Since his later 70s, my dad had often said that most of the people he had ever known were dead. With his paid work and other outputs, my dad had busied himself with his interior life to master losing.
After feeling his response to get over the loss of the pet had shocked (this pet had seen me through my being hit by a car and, later through a divorce and then a breakup), he had circled back and mumbled something about being too short with me when I had called to tell him about "dear boy."
My dad gave what some folks would see as unconventional advice--such as this one that stuck: you don't have to do only what is good for you, you can also try things in life because they are interesting.
I think this advice is also along the lines to keep trying, right? Even with and through the grief, to keep putting yourself out there to master losing. Losing, it could be argued, is not good for you. But as Bishop points out, it can be mastered.
On his deathbed in October 2022 my dad asked me what my plans were for income during my "retirement," by which he meant making some kind of actual income from a business and not relying only on Social Security. I am a good ways off from retirement, but in any case, I picked up the conversation we had started the summer before about the Big Four Motel in Kimball, WV.
Usually my dad was not excited about my wild or crazy ideas, but when I brought up to him in August 2022 the opportunity I had to purchase the Big Four Motel in Kimball for what seemed a reasonable price, and, that someone in the know about real estate said that it was worth pursuing, he got excited. I had already been working in McDowell County, WV in some capacity on economic development issues for about six years. I had a book coming out that features the Pocahontas Coalfield as a case study. My dad had been up every "holler" in the Pocahontas Coalfield when he worked as an insurance investigator back in the 1960s and early 1970s and remembered the Big Four well.
A couple of months later, from his hospital bed in Teays Valley, WV, lifting up the oxygen mask to be able to speak more clearly, he said, "Good, good," to me as I explained I still planned to pursue the Big Four Motel. I told him I would turn my attention to it as soon as I got the edit done for my book.
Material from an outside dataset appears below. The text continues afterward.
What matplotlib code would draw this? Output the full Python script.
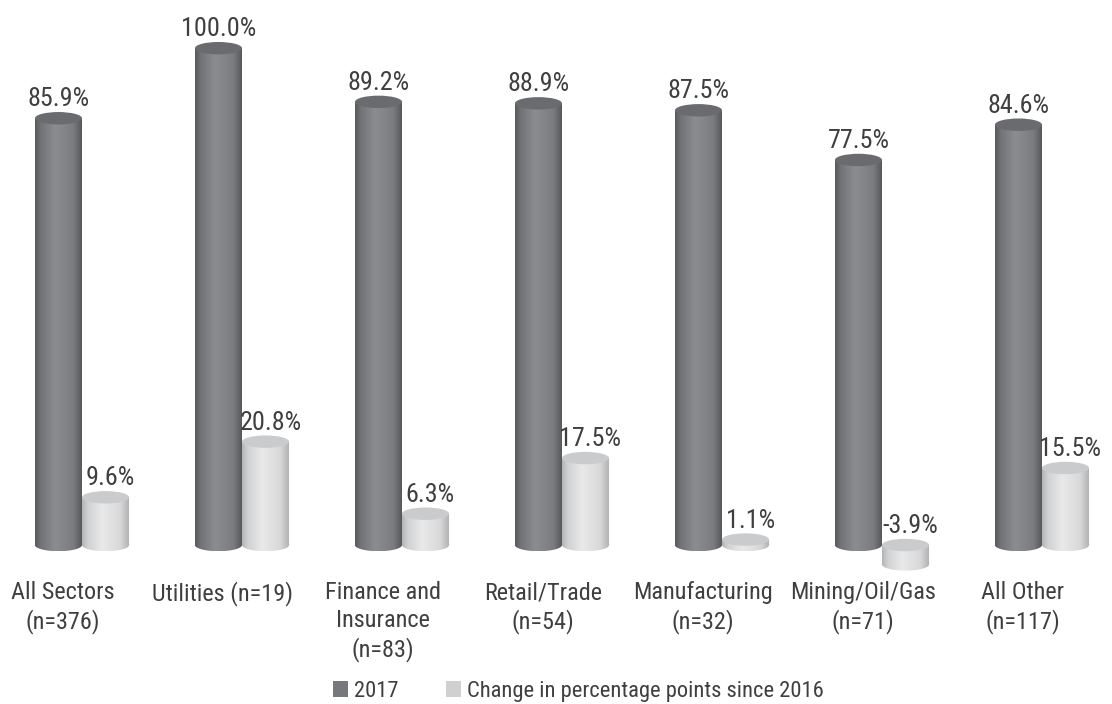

Since then, both the Big Four Motel and my book about single sector rural spaces, Big Rural, have taken leaps forward. As of this writing, the book is being indexed and proofs created for my review; the motel has a business plan, and I am investigating the costs of the kind of aboveground septic system it will need.
These two projects are becoming intertwined in my life as Big Four becomes a kind of project I discuss in Big Rural. I have settled on the motel not just being a motel, but being a third space--a space for people to meet outside their homes--not only a motel but a gallery for local creative output and a place where local people can learn video production, so that they may tell their own stories.
This blog I am starting here details my journey with both Big Rural (the book) and Big Four Motel and Gallery (motel/gallery/remote work/and economic reinvestment space).
August 2022 my dad told me all he knew about who the "Big Four" were.
He was downstairs at his building and I had come to visit. It was obvious his COPD had taken a turn for the worse. He could no longer walk up the stairs at his and his wife's place. Also while talking, he faded in and out of sleeping.
In between micro-naps, he told me he had heard the story of the "Big Four" many times. According to him, they were White explorers that slept in the Big Ben area or at the Tug Fork [river] when they explored the area: Daniel Boone, Davy Crockett--those he recalled, and also a French trapper that stayed there. His cousin's best friend told him this story last--some time in 1960, when working as security for US Steel in Gary, WV. Dad had told me he would look up the name of the French trapper, but he didn't get a chance to do that before entering the hospital, and then hospice, in October.
In December I pushed a version of Big Rural to my editor Courtney at Lexington Press.
January 2023 I made good on the deathbed promise and I closed on the Big Four.